One of the fallacies of what I think of as corporate feminism is the notion that once women are in positions of leadership and power, they will make corporations more family-friendly. In Lean In, Sheryl Sandberg writes that it’s equally important for women to focus on tearing down internal barriers as it is for women to “get rid of the external barriers once we achieve leadership roles. We will march into our bosses offices and demand what we need … Or better yet we’ll become bosses and make sure all women have what they need.” I was reminded of this fallacy when I read Sunday’s front-page story in the New York Times: “Wall Street Mothers, Stay-Home Fathers.”
The basic premise of this article is that many of the most successful women on Wall Street have stay-at-home husbands, just as their male counterparts have stay-at-home wives, so that they can focus 100 percent on their jobs at all times. They have convinced their employees, and maybe themselves, that they don’t have any responsibilities beyond mergers and acquisitions.
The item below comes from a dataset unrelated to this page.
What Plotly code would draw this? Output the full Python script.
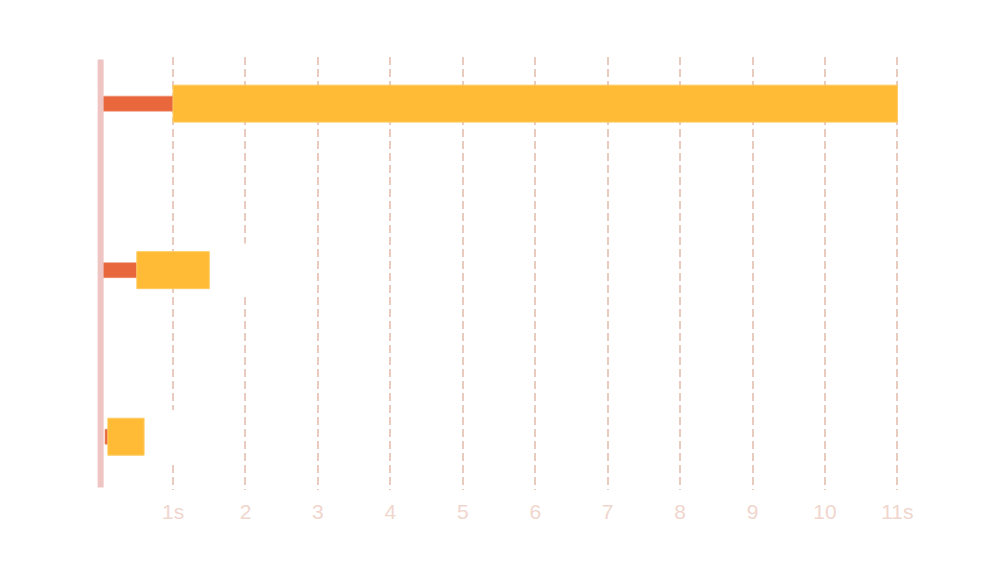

As one woman told co-writers Jodi Kantor and Jessica Silver-Greenberg, a potential employer was thrilled to hear her husband had a low-paying, flexible job, because that meant she’d never be pulled away from work for parenting.
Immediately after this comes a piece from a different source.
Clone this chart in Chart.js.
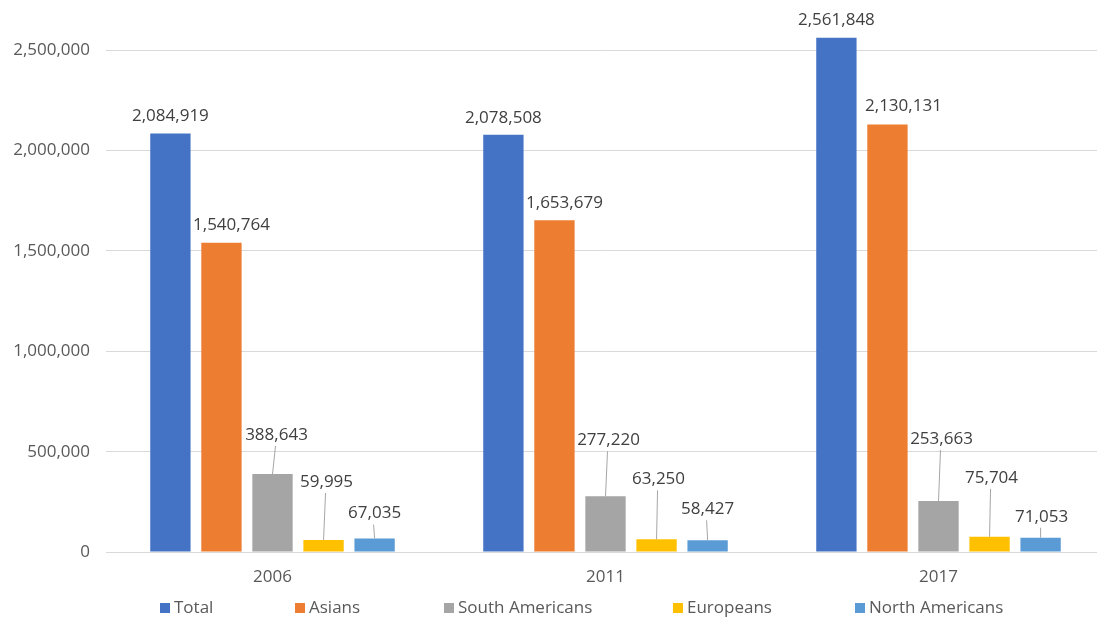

Kantor and Silver-Greenberg are blunt: To succeed in finance, these women “must give in to its sometimes brutal terms, from 4:45 a.m. wake-ups onward through days of ceaseless competition.” And the only way they can do this, even with nannies or other child care help, is for their spouse to stay home. Of course it’s much easier on any family if one person is covering the homefront when the other one is so absorbed by work. But at least some of the stay-at-home dads Kantor and Silver-Greenberg spoke to expressed ambivalence about staying home or wished they could return to their careers. Good luck: Of women who leave their careers to raise children, 93 percent want to return to work. Only 40 percent of those women are able to find full-time employment. If these men do decide to return to the workforce, it likely won’t be easy.
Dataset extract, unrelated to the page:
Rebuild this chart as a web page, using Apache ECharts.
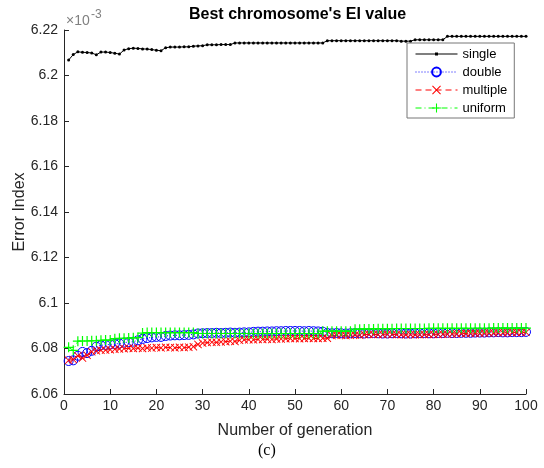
<!DOCTYPE html>
<html>
<head>
<meta charset="utf-8">
<script src="https://cdn.jsdelivr.net/npm/echarts@6/dist/echarts.min.js"></script>
<style>
  html, body { margin: 0; padding: 0; background: #fff; }
  #chart { width: 544px; height: 468px; }
</style>
</head>
<body>
<div id="chart"></div>
<script>
// values are in units of 1e-3
const generations = Array.from({ length: 100 }, (_, i) => i + 1);
const yTicks = [6.06, 6.08, 6.1, 6.12, 6.14, 6.16, 6.18, 6.2, 6.22];
const seriesNames = ['single', 'double', 'multiple', 'uniform'];

const single = [
  6.2068, 6.2092, 6.2104, 6.2102, 6.2101, 6.2099, 6.2091, 6.2103, 6.2103, 6.2101,
  6.2098, 6.2094, 6.2112, 6.2118, 6.2120, 6.2119, 6.2117, 6.2116, 6.2114, 6.2111,
  6.2109, 6.2122, 6.2125, 6.2125, 6.2125, 6.2126, 6.2126, 6.2129, 6.2130, 6.2131,
  6.2135, 6.2135, 6.2135, 6.2136, 6.2136, 6.2136, 6.2143, 6.2143, 6.2143, 6.2143,
  6.2143, 6.2143, 6.2143, 6.2143, 6.2143, 6.2143, 6.2143, 6.2143, 6.2143, 6.2143,
  6.2143, 6.2143, 6.2143, 6.2143, 6.2143, 6.2143, 6.2153, 6.2153, 6.2153, 6.2153,
  6.2153, 6.2153, 6.2153, 6.2153, 6.2153, 6.2153, 6.2153, 6.2153, 6.2153, 6.2153,
  6.2153, 6.2153, 6.2151, 6.2151, 6.2151, 6.2157, 6.2157, 6.2157, 6.2157, 6.2157,
  6.2157, 6.2157, 6.2172, 6.2172, 6.2172, 6.2172, 6.2172, 6.2172, 6.2172, 6.2172,
  6.2172, 6.2172, 6.2172, 6.2172, 6.2172, 6.2172, 6.2172, 6.2172, 6.2172, 6.2172
];

const double = [
  6.0745, 6.0748, 6.0768, 6.0785, 6.0780, 6.0790, 6.0808, 6.0814, 6.0816, 6.0818,
  6.0820, 6.0822, 6.0826, 6.0828, 6.0830, 6.0836, 6.0842, 6.0846, 6.0849, 6.0851,
  6.0851, 6.0855, 6.0857, 6.0858, 6.0858, 6.0859, 6.0860, 6.0862, 6.0866, 6.0867,
  6.0868, 6.0868, 6.0869, 6.0868, 6.0869, 6.0870, 6.0869, 6.0870, 6.0871, 6.0871,
  6.0873, 6.0874, 6.0874, 6.0875, 6.0875, 6.0876, 6.0876, 6.0877, 6.0877, 6.0877,
  6.0877, 6.0876, 6.0877, 6.0876, 6.0875, 6.0874, 6.0868, 6.0867, 6.0868, 6.0867,
  6.0866, 6.0867, 6.0868, 6.0867, 6.0866, 6.0867, 6.0868, 6.0867, 6.0866, 6.0866,
  6.0867, 6.0868, 6.0867, 6.0866, 6.0866, 6.0867, 6.0868, 6.0868, 6.0867, 6.0867,
  6.0868, 6.0868, 6.0869, 6.0868, 6.0868, 6.0869, 6.0869, 6.0869, 6.0870, 6.0870,
  6.0870, 6.0871, 6.0871, 6.0872, 6.0871, 6.0871, 6.0872, 6.0872, 6.0872, 6.0873
];

const multiple = [
  6.0748, 6.0752, 6.0768, 6.0758, 6.0770, 6.0786, 6.0790, 6.0792, 6.0793, 6.0795,
  6.0797, 6.0798, 6.0799, 6.0801, 6.0800, 6.0802, 6.0800, 6.0803, 6.0802, 6.0804,
  6.0803, 6.0805, 6.0804, 6.0803, 6.0805, 6.0804, 6.0806, 6.0808, 6.0818, 6.0824,
  6.0826, 6.0828, 6.0827, 6.0829, 6.0830, 6.0832, 6.0831, 6.0836, 6.0838, 6.0839,
  6.0838, 6.0840, 6.0840, 6.0841, 6.0840, 6.0842, 6.0842, 6.0843, 6.0844, 6.0844,
  6.0843, 6.0844, 6.0845, 6.0844, 6.0844, 6.0845, 6.0845, 6.0857, 6.0858, 6.0858,
  6.0857, 6.0858, 6.0859, 6.0858, 6.0861, 6.0862, 6.0862, 6.0861, 6.0862, 6.0863,
  6.0862, 6.0861, 6.0860, 6.0860, 6.0861, 6.0860, 6.0860, 6.0861, 6.0861, 6.0862,
  6.0862, 6.0863, 6.0863, 6.0864, 6.0864, 6.0866, 6.0866, 6.0867, 6.0867, 6.0867,
  6.0868, 6.0868, 6.0868, 6.0869, 6.0869, 6.0869, 6.0870, 6.0870, 6.0870, 6.0871
];

const uniform = [
  6.0805, 6.0792, 6.0832, 6.0833, 6.0833, 6.0834, 6.0834, 6.0836, 6.0837, 6.0837,
  6.0843, 6.0845, 6.0845, 6.0846, 6.0847, 6.0848, 6.0868, 6.0870, 6.0870, 6.0870,
  6.0870, 6.0870, 6.0870, 6.0870, 6.0870, 6.0870, 6.0870, 6.0870, 6.0866, 6.0866,
  6.0866, 6.0866, 6.0866, 6.0866, 6.0866, 6.0866, 6.0866, 6.0866, 6.0866, 6.0866,
  6.0866, 6.0866, 6.0866, 6.0866, 6.0866, 6.0866, 6.0866, 6.0866, 6.0866, 6.0866,
  6.0866, 6.0866, 6.0866, 6.0866, 6.0866, 6.0876, 6.0876, 6.0876, 6.0876, 6.0876,
  6.0876, 6.0876, 6.0885, 6.0885, 6.0886, 6.0886, 6.0886, 6.0887, 6.0887, 6.0887,
  6.0887, 6.0888, 6.0888, 6.0888, 6.0888, 6.0888, 6.0888, 6.0888, 6.0889, 6.0889,
  6.0889, 6.0889, 6.0889, 6.0889, 6.0889, 6.0889, 6.0889, 6.0889, 6.0889, 6.0889,
  6.0889, 6.0889, 6.0890, 6.0890, 6.0890, 6.0890, 6.0890, 6.0890, 6.0890, 6.0890
];

const pairs = (vals) => generations.map((g, i) => [g, vals[i]]);

const plusPath = 'path://M4.4,0H5.6V4.4H10V5.6H5.6V10H4.4V5.6H0V4.4H4.4Z';
const crossPath = 'path://M0.8,0L5,4.2L9.2,0L10,0.8L5.8,5L10,9.2L9.2,10L5,5.8L0.8,10L0,9.2L4.2,5L0,0.8Z';
// legend icon for 'single': thin line with a small dot, sized to the 42x11 legend box
const singleIcon = 'path://M0,0h0.01v0.01h-0.01z M41.99,10.99h0.01v0.01h-0.01z M0,5H42V6H0z M19.5,4H22.5V7H19.5z';

const axisColor = '#262626';
const font = 'Liberation Sans';

const chart = echarts.init(document.getElementById('chart'), null, { renderer: 'canvas' });

const option = {
  backgroundColor: '#fff',
  animation: false,
  title: [
    {
      text: "Best chromosome's EI value",
      left: 189,
      top: 7,
      padding: 0,
      textStyle: { fontFamily: font, fontSize: 16, fontWeight: 'bold', color: '#000' }
    },
    {
      text: '×10',
      left: 66,
      top: 14,
      padding: 0,
      textStyle: { fontFamily: font, fontSize: 14, fontWeight: 'normal', color: '#808080' }
    },
    {
      text: '-3',
      left: 91,
      top: 9,
      padding: 0,
      textStyle: { fontFamily: font, fontSize: 12, fontWeight: 'normal', color: '#808080' }
    },
    {
      text: '(c)',
      left: 258,
      top: 443,
      padding: 0,
      textStyle: { fontFamily: 'Liberation Serif', fontSize: 16, fontWeight: 'normal', color: '#000' }
    }
  ],
  legend: {
    data: [
      { name: seriesNames[0], icon: singleIcon },
      seriesNames[1],
      seriesNames[2],
      seriesNames[3]
    ],
    orient: 'vertical',
    left: 407,
    top: 43,
    padding: [4, 7, 3, 8],
    itemWidth: 42,
    itemHeight: 11,
    itemGap: 4,
    selectedMode: false,
    backgroundColor: '#fff',
    borderColor: '#777',
    borderWidth: 1,
    borderRadius: 0,
    lineStyle: { width: 1 },
    textStyle: { fontFamily: font, fontSize: 13, color: '#000', lineHeight: 14 }
  },
  grid: { left: 64, right: 18, top: 30, bottom: 74, outerBoundsMode: 'none' },
  xAxis: {
    type: 'value',
    min: 0,
    max: 100,
    interval: 10,
    name: 'Number of generation',
    nameLocation: 'middle',
    nameGap: 29,
    nameMoveOverlap: false,
    nameTextStyle: { fontFamily: font, fontSize: 16, color: axisColor },
    axisLine: { show: true, lineStyle: { color: axisColor, width: 1 } },
    axisTick: { show: true, inside: true, length: 5, lineStyle: { color: axisColor } },
    axisLabel: { fontFamily: font, fontSize: 14, color: axisColor, margin: 5 },
    splitLine: { show: false }
  },
  yAxis: {
    type: 'value',
    min: yTicks[0],
    max: yTicks[yTicks.length - 1],
    interval: 0.02,
    name: 'Error Index',
    nameLocation: 'middle',
    nameGap: 44,
    nameMoveOverlap: false,
    nameTextStyle: { fontFamily: font, fontSize: 16, color: axisColor, verticalAlign: 'middle' },
    axisLine: { show: true, lineStyle: { color: axisColor, width: 1 } },
    axisTick: { show: true, inside: true, length: 5, lineStyle: { color: axisColor } },
    axisLabel: {
      fontFamily: font,
      fontSize: 14,
      color: axisColor,
      margin: 6,
      formatter: (v) => String(Number(v.toFixed(2)))
    },
    splitLine: { show: false }
  },
  series: [
    {
      name: 'single',
      type: 'line',
      data: pairs(single),
      symbol: 'circle',
      symbolSize: 3,
      showAllSymbol: true,
      itemStyle: { color: '#000' },
      lineStyle: { color: '#000', width: 1 }
    },
    {
      name: 'double',
      type: 'line',
      data: pairs(double),
      symbol: 'circle',
      symbolSize: 9,
      showAllSymbol: true,
      itemStyle: { color: 'rgba(0,0,0,0)', borderColor: '#0000ff', borderWidth: 1 },
      lineStyle: { color: '#0000ff', width: 1, type: [1, 2] }
    },
    {
      name: 'multiple',
      type: 'line',
      data: pairs(multiple),
      symbol: crossPath,
      symbolSize: 8,
      showAllSymbol: true,
      itemStyle: { color: '#ff0000' },
      lineStyle: { color: '#ff0000', width: 1, type: [6, 4] }
    },
    {
      name: 'uniform',
      type: 'line',
      data: pairs(uniform),
      symbol: plusPath,
      symbolSize: 10,
      showAllSymbol: true,
      itemStyle: { color: '#00ff00' },
      lineStyle: { color: '#00ff00', width: 1, type: [6, 3, 1, 3] }
    }
  ]
};

chart.setOption(option);
window.addEventListener('resize', chart.resize);
</script>
</body>
</html>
And that’s the other thing. We live in a country that doesn’t have much of a safety net for anyone. So let’s say that these Wall Street/stay-at-home couples get divorced, or the wage-earning spouse dies or loses her job. The partner who has given up work, is, in a word, screwed. (There are many cautionary tales written by women who “opted out,” got divorced, and were financially devastated.) I don’t think that’s a good position to be in whether you’re a man or a woman.
So what’s the solution? I really don’t know. A push for family-life balance at the corporate level? That seems unlikely and is certainly not where our attention should be in our advocacy for better working conditions for families. And I definitely believe women can and should be ambitious in their careers, as ambitious as their male counterparts. But it somehow doesn’t feel like progress when women can only succeed at the highest levels because they’ve got a stay-at-home spouse. It just feels like the same old story with a gender twist.